What is AI-powered data quality automation?
AI-powered data quality automation uses machine learning models to learn the expected patterns in your data — distributions, formats, relationships between fields — and flag anomalies automatically. Unlike rule-based validation, it can detect issues it was never explicitly programmed to find.
How does AI detect data quality issues in financial reporting?
AI models build statistical profiles from historical data and score incoming records against these baselines. They detect anomalies such as unexpected value spikes, format mismatches, missing cross-references, and semantic inconsistencies in free-text fields using language models.

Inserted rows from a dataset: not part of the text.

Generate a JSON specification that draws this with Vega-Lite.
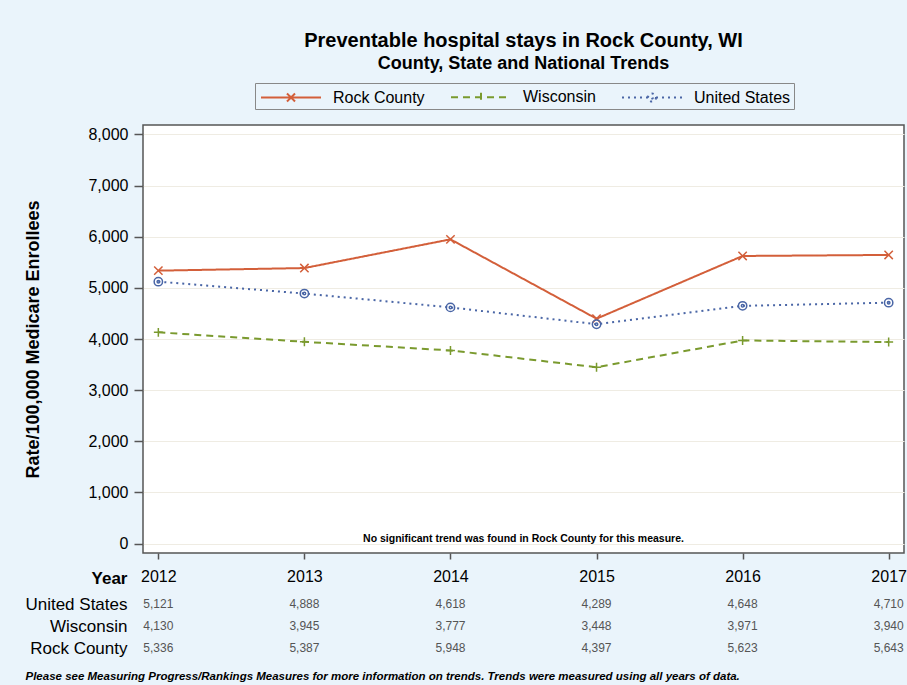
{
  "$schema": "https://vega.github.io/schema/vega-lite/v6.json",
  "background": "#EAF4FB",
  "padding": {"left": 24, "top": 30, "right": 2, "bottom": 4},
  "config": {
    "font": "Liberation Sans",
    "view": {"stroke": null},
    "axis": {"labelColor": "#000", "titleColor": "#000", "labelFont": "Liberation Sans", "titleFont": "Liberation Sans"}
  },
  "datasets": {
    "trend": [
      {"year": 2012, "series": "Rock County", "rate": 5336},
      {"year": 2013, "series": "Rock County", "rate": 5387},
      {"year": 2014, "series": "Rock County", "rate": 5948},
      {"year": 2015, "series": "Rock County", "rate": 4397},
      {"year": 2016, "series": "Rock County", "rate": 5623},
      {"year": 2017, "series": "Rock County", "rate": 5643},
      {"year": 2012, "series": "Wisconsin", "rate": 4130},
      {"year": 2013, "series": "Wisconsin", "rate": 3945},
      {"year": 2014, "series": "Wisconsin", "rate": 3777},
      {"year": 2015, "series": "Wisconsin", "rate": 3448},
      {"year": 2016, "series": "Wisconsin", "rate": 3971},
      {"year": 2017, "series": "Wisconsin", "rate": 3940},
      {"year": 2012, "series": "United States", "rate": 5121},
      {"year": 2013, "series": "United States", "rate": 4888},
      {"year": 2014, "series": "United States", "rate": 4618},
      {"year": 2015, "series": "United States", "rate": 4289},
      {"year": 2016, "series": "United States", "rate": 4648},
      {"year": 2017, "series": "United States", "rate": 4710}
    ],
    "note": [
      {"year": 2014.5, "rate": 100, "label": "No significant trend was found in Rock County for this measure."}
    ]
  },
  "bounds": "flush",
  "spacing": 40,
  "vconcat": [
    {
      "width": 761,
      "height": 428,
      "view": {"fill": "white", "stroke": "#555", "strokeWidth": 1.5},
      "title": {
        "text": "Preventable hospital stays in Rock County, WI",
        "subtitle": "County, State and National Trends",
        "anchor": "middle",
        "frame": "group",
        "fontSize": 20,
        "fontWeight": "bold",
        "subtitleFontSize": 18,
        "subtitleFontWeight": "bold",
        "subtitleColor": "#000",
        "color": "#000",
        "subtitlePadding": 4,
        "offset": 52
      },
      "layer": [
        {
          "data": {"name": "trend"},
          "mark": {"type": "line", "strokeWidth": 2},
          "encoding": {
            "x": {
              "field": "year", "type": "quantitative",
              "scale": {"domain": [2011.895, 2017.105], "nice": false, "zero": false},
              "axis": {
                "values": [2012, 2013, 2014, 2015, 2016, 2017], "format": "d",
                "domain": false, "grid": false, "tickSize": 6, "tickColor": "#555", "tickWidth": 1.5,
                "labelFontSize": 16, "labelPadding": 9, "labelFlush": false,
                "title": "Year", "titleFontSize": 17, "titleFontWeight": "bold",
                "titleX": -16, "titleY": 25, "titleAlign": "right", "titleBaseline": "middle", "titleAnchor": "start"
              }
            },
            "y": {
              "field": "rate", "type": "quantitative",
              "scale": {"domain": [-183, 8183], "nice": false, "zero": false},
              "axis": {
                "values": [0, 1000, 2000, 3000, 4000, 5000, 6000, 7000, 8000], "format": ",.0f",
                "domain": false, "grid": true, "gridColor": "#EFECE3", "tickSize": 9, "tickColor": "#555", "tickWidth": 1.5,
                "labelFontSize": 16, "labelPadding": 6,
                "title": "Rate/100,000 Medicare Enrollees", "titleFontSize": 18, "titleFontWeight": "bold", "titlePadding": 45
              }
            },
            "color": {
              "field": "series", "type": "nominal",
              "scale": {"domain": ["Rock County", "Wisconsin", "United States"], "range": ["#D35F3A", "#7A9A2E", "#4A66A6"]},
              "legend": {
                "title": null, "orient": "none", "legendX": 112, "legendY": -42, "direction": "horizontal",
                "strokeColor": "#888", "padding": 3, "labelFontSize": 16, "labelColor": "#000", "labelFont": "Liberation Sans",
                "symbolSize": 400, "symbolStrokeWidth": 2, "symbolOffset": 22, "labelOffset": 31, "columnPadding": 22,
                "encode": {
                  "symbols": {
                    "update": {
                      "shape": {"signal": "datum.value === 'Rock County' ? 'M-3,0H3M-0.4,-0.4L0.4,0.4M-0.4,0.4L0.4,-0.4' : datum.value === 'Wisconsin' ? 'M-3,0H3M0,-0.45V0.45' : 'M-3,0H-0.4M0.4,0H3M0.4,0A0.4,0.4 0 1,1 -0.4,0A0.4,0.4 0 1,1 0.4,0M0.1,0A0.1,0.1 0 1,1 -0.1,0A0.1,0.1 0 1,1 0.1,0'"},
                      "size": {"value": 400},
                      "fill": {"value": "transparent"},
                      "strokeWidth": {"value": 2}
                    }
                  }
                }
              }
            },
            "strokeDash": {
              "field": "series", "type": "nominal",
              "scale": {"domain": ["Rock County", "Wisconsin", "United States"], "range": [[1, 0], [7, 5], [2, 4]]}
            }
          }
        },
        {
          "data": {"name": "trend"},
          "transform": [{"filter": "datum.series === 'Rock County'"}],
          "mark": {"type": "point", "filled": false, "size": 70, "strokeWidth": 1.5, "opacity": 1, "color": "#D35F3A", "shape": "M-1,-1L1,1M-1,1L1,-1"},
          "encoding": {
            "x": {"field": "year", "type": "quantitative"},
            "y": {"field": "rate", "type": "quantitative"}
          }
        },
        {
          "data": {"name": "trend"},
          "transform": [{"filter": "datum.series === 'Wisconsin'"}],
          "mark": {"type": "point", "filled": false, "size": 80, "strokeWidth": 1.5, "opacity": 1, "color": "#7A9A2E", "shape": "M-1,0H1M0,-1V1"},
          "encoding": {
            "x": {"field": "year", "type": "quantitative"},
            "y": {"field": "rate", "type": "quantitative"}
          }
        },
        {
          "data": {"name": "trend"},
          "transform": [{"filter": "datum.series === 'United States'"}],
          "mark": {"type": "point", "filled": false, "size": 70, "strokeWidth": 1.5, "opacity": 1, "color": "#4A66A6", "shape": "M1,0A1,1 0 1,1 -1,0A1,1 0 1,1 1,0M0.3,0A0.3,0.3 0 1,1 -0.3,0A0.3,0.3 0 1,1 0.3,0"},
          "encoding": {
            "x": {"field": "year", "type": "quantitative"},
            "y": {"field": "rate", "type": "quantitative"}
          }
        },
        {
          "data": {"name": "note"},
          "mark": {"type": "text", "fontWeight": "bold", "fontSize": 10.5, "color": "#000"},
          "encoding": {
            "x": {"field": "year", "type": "quantitative"},
            "y": {"field": "rate", "type": "quantitative"},
            "text": {"field": "label"}
          }
        }
      ]
    },
    {
      "width": 761,
      "height": 66,
      "view": {"stroke": null, "fill": null},
      "data": {"name": "trend"},
      "mark": {"type": "text", "fontSize": 12, "color": "#555"},
      "encoding": {
        "x": {
          "field": "year", "type": "quantitative",
          "scale": {"domain": [2011.895, 2017.105], "nice": false, "zero": false},
          "axis": {
            "labels": false, "ticks": false, "domain": false, "grid": false,
            "title": "Please see Measuring Progress/Rankings Measures for more information on trends. Trends were measured using all years of data.",
            "titleX": -118, "titleY": 17, "titleAlign": "left", "titleAnchor": "start", "titleBaseline": "middle",
            "titleFontSize": 11.5, "titleFontStyle": "italic", "titleFontWeight": "bold"
          }
        },
        "y": {
          "field": "series", "type": "nominal",
          "scale": {"domain": ["United States", "Wisconsin", "Rock County"]},
          "axis": {"title": null, "ticks": false, "domain": false, "labelFontSize": 17, "labelPadding": 16, "labelColor": "#000"}
        },
        "text": {"field": "rate", "type": "quantitative", "format": ","}
      }
    }
  ]
}
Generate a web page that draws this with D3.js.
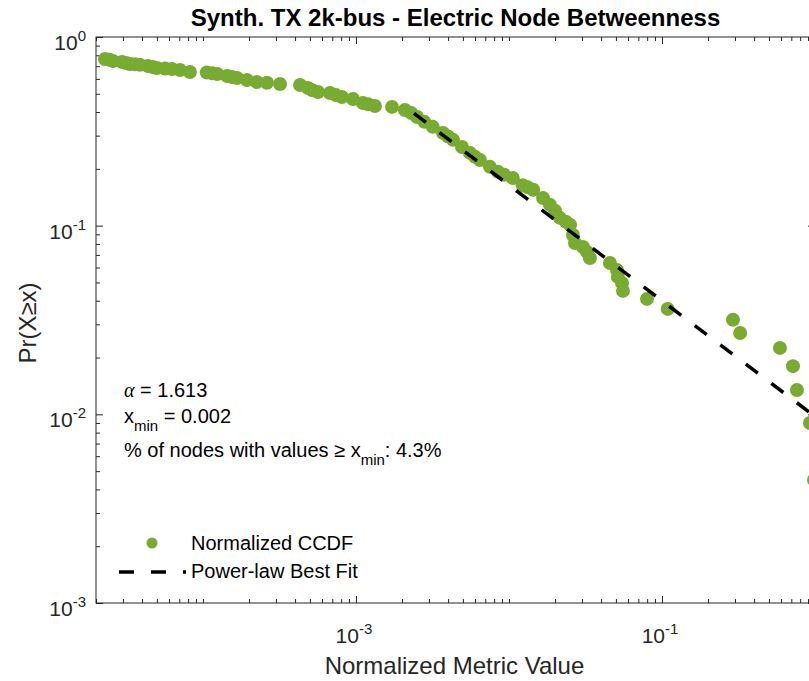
<!DOCTYPE html>
<html><head><meta charset="utf-8">
<script src="https://cdn.jsdelivr.net/npm/d3@7"></script>
<style>
body{margin:0;background:#fff}
text{font-family:"Liberation Sans",Arial,Helvetica,sans-serif}
</style>
</head><body><svg id="c" width="809" height="681"></svg>
<script>
const titleText = "Synth. TX 2k-bus - Electric Node Betweenness";
const xLabelText = "Normalized Metric Value";
const yLabelText = "Pr(X\u2265x)";
const ccdfX = [2.29e-5,2.45e-5,2.58e-5,2.96e-5,3.15e-5,3.33e-5,3.6e-5,3.87e-5,4.37e-5,4.7e-5,5.00e-5,5.65e-5,6.27e-5,7.08e-5,8.22e-5,
  1.06e-4,1.15e-4,1.24e-4,1.44e-4,1.55e-4,1.67e-4,1.94e-4,2.25e-4,2.62e-4,3.19e-4,
  4.31e-4,4.86e-4,5.2e-4,5.65e-4,6.76e-4,7.4e-4,8.10e-4,9.56e-4,1.11e-3,1.2e-3,1.33e-3,
  1.72e-3,2.09e-3,2.3e-3,2.51e-3,2.8e-3,3.18e-3,3.71e-3,4.0e-3,4.31e-3,4.93e-3,5.56e-3,6.0e-3,6.46e-3,7.51e-3,8.47e-3,9.3e-3,
  1.06e-2,1.23e-2,1.32e-2,1.44e-2,1.67e-2,1.85e-2,2.0e-2,2.15e-2,2.35e-2,2.51e-2,2.62e-2,2.70e-2,3.05e-2,3.24e-2,3.38e-2,
  4.57e-2,5.08e-2,5.15e-2,5.48e-2,5.56e-2,
  7.98e-2,0.109,0.291,0.324,0.590,0.718,0.762,0.927,0.985];
const ccdfY = [0.765,0.758,0.746,0.737,0.728,0.719,0.716,0.712,0.702,0.694,0.685,0.680,0.677,0.668,0.652,
  0.648,0.643,0.637,0.621,0.614,0.606,0.592,0.577,0.572,0.564,
  0.557,0.537,0.522,0.511,0.505,0.492,0.481,0.469,0.447,0.440,0.431,
  0.426,0.410,0.395,0.377,0.355,0.334,0.310,0.297,0.285,0.261,0.243,0.232,0.223,0.205,0.193,0.186,
  0.179,0.164,0.160,0.155,0.140,0.129,0.120,0.110,0.105,0.101,0.0893,0.0810,0.0771,0.0726,0.0674,
  0.0634,0.0582,0.0535,0.0497,0.0451,
  0.0409,0.0362,0.0317,0.0270,0.0225,0.0180,0.01346,0.0090,0.00449];
const fitX = [0.002, 1];
const fitY = [0.44, 0.00975];
const xMajorTicks = [1e-3, 1e-1];
const xMajorLabels = ["-3", "-1"];
const yMajorTicks = [1, 1e-1, 1e-2, 1e-3];
const yMajorLabels = ["0", "-1", "-2", "-3"];
const alphaText = "1.613";
const xminText = "0.002";
const pctText = "4.3%";
const legendLabels = ["Normalized CCDF", "Power-law Best Fit"];

const green = "#77AC30", axisCol = "#262626";
const L = 96, R = 815, T = 37, B = 603;
const svg = d3.select("#c");
const x = d3.scaleLog().domain([2e-5, 1]).range([L, R]);
const y = d3.scaleLog().domain([1e-3, 1]).range([B, T]);

function minorTicks(lo, hi) {
  const out = [];
  for (let e = Math.floor(Math.log10(lo)); e <= Math.ceil(Math.log10(hi)); e++) {
    for (let k = 1; k <= 9; k++) {
      const v = k * Math.pow(10, e);
      if (v >= lo * 0.999 && v <= hi * 1.001) out.push(v);
    }
  }
  return out;
}
const xMinor = minorTicks(2e-5, 1).filter(v => !xMajorTicks.some(m => Math.abs(m - v) / m < 1e-6));
const yMinor = minorTicks(1e-3, 1).filter(v => !yMajorTicks.some(m => Math.abs(m - v) / m < 1e-6));

function addAxis(gen, tx, ty, vals, size) {
  const g = svg.append("g").attr("transform", `translate(${tx},${ty})`)
    .call(gen.tickValues(vals).tickSize(size).tickSizeOuter(0).tickFormat(""));
  g.select(".domain").remove();
  g.selectAll("line").attr("stroke", axisCol).attr("stroke-width", 1);
}
addAxis(d3.axisBottom(x), 0, B, xMinor, -4);
addAxis(d3.axisBottom(x), 0, B, xMajorTicks, -7);
addAxis(d3.axisTop(x), 0, T, xMinor, -4);
addAxis(d3.axisTop(x), 0, T, xMajorTicks, -7);
addAxis(d3.axisLeft(y), L, 0, yMinor, -4);
addAxis(d3.axisLeft(y), L, 0, yMajorTicks, -7);
addAxis(d3.axisRight(y), R, 0, yMinor, -4);
addAxis(d3.axisRight(y), R, 0, yMajorTicks, -7);

svg.append("rect").attr("x", L).attr("y", T).attr("width", R - L).attr("height", B - T)
  .attr("fill", "none").attr("stroke", axisCol).attr("stroke-width", 1);

// tick labels
xMajorTicks.forEach((v, i) => {
  const t = svg.append("text").attr("x", x(v) - 2).attr("y", 643).attr("text-anchor", "middle")
    .attr("fill", axisCol).attr("font-size", 21);
  t.append("tspan").text("10");
  t.append("tspan").attr("dy", -9).attr("font-size", 15).text(xMajorLabels[i]);
});
yMajorTicks.forEach((v, i) => {
  const t = svg.append("text").attr("x", 86).attr("y", y(v) + 13).attr("text-anchor", "end")
    .attr("fill", axisCol).attr("font-size", 21);
  t.append("tspan").text("10");
  t.append("tspan").attr("dy", -9).attr("font-size", 15).text(yMajorLabels[i]);
});

// data
const pts = ccdfX.map((v, i) => [v, ccdfY[i]]);
svg.append("g").selectAll("circle").data(pts).join("circle")
  .attr("cx", d => x(d[0])).attr("cy", d => y(d[1])).attr("r", 7).attr("fill", green);

// fit line
const line = d3.line().x(d => x(d[0])).y(d => y(d[1]));
svg.append("path").datum(fitX.map((v, i) => [v, fitY[i]])).attr("d", line)
  .attr("fill", "none").attr("stroke", "#000").attr("stroke-width", 3.5)
  .attr("stroke-dasharray", "15,17").attr("stroke-dashoffset", 17);

// title & labels
svg.append("text").attr("x", (L + R) / 2).attr("y", 26).attr("text-anchor", "middle")
  .attr("font-size", 24).attr("font-weight", "bold").attr("fill", "#000").text(titleText);
svg.append("text").attr("x", (L + R) / 2 - 1).attr("y", 674).attr("text-anchor", "middle")
  .attr("font-size", 24).attr("fill", axisCol).text(xLabelText);
svg.append("text").attr("transform", `translate(36,323) rotate(-90)`).attr("text-anchor", "middle")
  .attr("font-size", 24).attr("fill", axisCol).text(yLabelText);

// annotation
const a1 = svg.append("text").attr("x", 124).attr("y", 397).attr("font-size", 20).attr("fill", "#000");
a1.append("tspan").attr("font-family", "'Liberation Serif','DejaVu Serif',serif").attr("font-style", "italic").text("\u03b1");
a1.append("tspan").text(" = " + alphaText);
const a2 = svg.append("text").attr("x", 124).attr("y", 423).attr("font-size", 20).attr("fill", "#000");
a2.append("tspan").text("x");
a2.append("tspan").attr("dy", 8).attr("font-size", 15).text("min");
a2.append("tspan").attr("dy", -8).text(" = " + xminText);
const a3 = svg.append("text").attr("x", 124).attr("y", 457).attr("font-size", 20).attr("fill", "#000");
a3.append("tspan").text("% of nodes with values \u2265 x");
a3.append("tspan").attr("dy", 8).attr("font-size", 15).text("min");
a3.append("tspan").attr("dy", -8).text(": " + pctText);

// legend
svg.append("circle").attr("cx", 152).attr("cy", 543).attr("r", 5.5).attr("fill", green);
svg.append("text").attr("x", 191).attr("y", 550).attr("font-size", 20).attr("fill", "#000").text(legendLabels[0]);
svg.append("line").attr("x1", 119).attr("x2", 186).attr("y1", 572).attr("y2", 572)
  .attr("stroke", "#000").attr("stroke-width", 3.5).attr("stroke-dasharray", "15,17");
svg.append("text").attr("x", 191).attr("y", 578).attr("font-size", 20).attr("fill", "#000").text(legendLabels[1]);
</script>
</body></html>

What types of reporting errors can AI data quality tools catch?
Common catches include duplicated transactions, stale reference data, schema drift between source systems, currency or jurisdiction mismatches, and semantic errors in semi-structured fields like trade confirmations. AI is particularly effective at finding cross-source inconsistencies that rule-based systems miss.
How long does it take to implement AI data quality automation?
A focused pilot on a single regulatory return typically takes 8–12 weeks from data profiling to production deployment. Broader rollout across multiple returns and jurisdictions can take 6–12 months, depending on data complexity and integration requirements.
What ROI can financial services firms expect from AI data quality automation?
Firms typically target a 40–60% reduction in manual reconciliation hours and a 30–50% decrease in post-submission corrections. The exact ROI depends on current error rates, data maturity, and the volume of regulatory returns processed.